EK active backplate cooling

EK’s actively cooled backplate has its own waterblock mounted on top of the memory chips on the card, proving backside cooling. 




This factor really needs no explanation. Most of us have to work within a budget, and cost is often what determines the parts we can consider for the other deciding factors. 

Of course, if you find a GPU water block that’s good enough in one of the other factors, budgets can be changed. 


A note on multi-card setups. 

Nvidia’s SLI and AMD’s Crossfire systems allow the use of multiple graphics cards in a single PC.  If you plan to run multiple water-cooled video cards, you’ll need a way to connect them in the water loop. 


Solid Bridges 

Multicard water cooling bridge from Alphacool

A solid bridge from Alphacool.  This example is made for the smallest spacing possible. 


A solid bridge is a single block of material, usually acetal or acrylic, that’s made to mount onto two or more graphics cards in place of the original port terminal.  These are made for specific spacing based on the layout of your motherboard’s PCI-express slots, so be sure to check which slots your cards will be installed in to get the right bridge. 


Adjustable Links

Adjustable-length connector fitting

Bitspower adjustable link fitting.  This example adjusts from 41 to 69mm. 


Adjustable link fittings are used to connect the factory port terminals between two water blocks.  They’re a two-part fitting that offers an adjustment range dependent on their size.  The inner tube of the fitting slides in and out to adjust its length.   

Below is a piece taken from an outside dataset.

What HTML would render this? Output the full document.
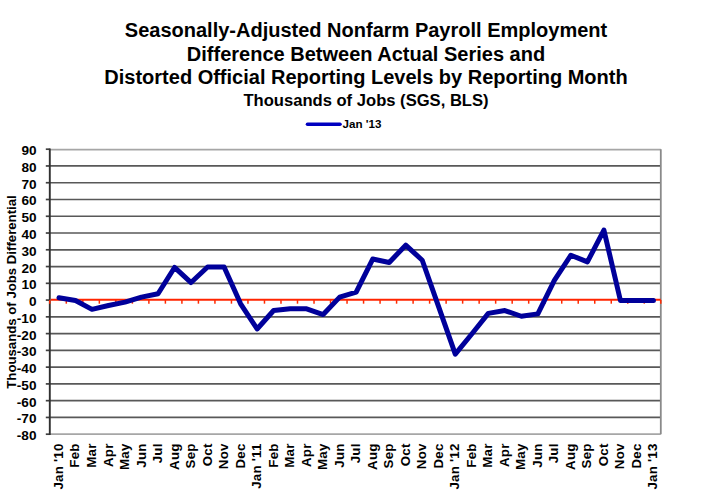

Adjustable link fittings are a better option than solid manifolds if you’re not certain of the distance between your cards or in special situations like mods where the distances are non-standard. 


With the amazing variety of GPU water blocks on the market today, chances are you can find one that fits checks all the boxes and fills that spot in your custom PC perfectly.  If you’re planning your entire custom PC and not simply a water cooling loop for what you already have, purchasing a graphics card with a reference design will make choosing a GPU water block much easier.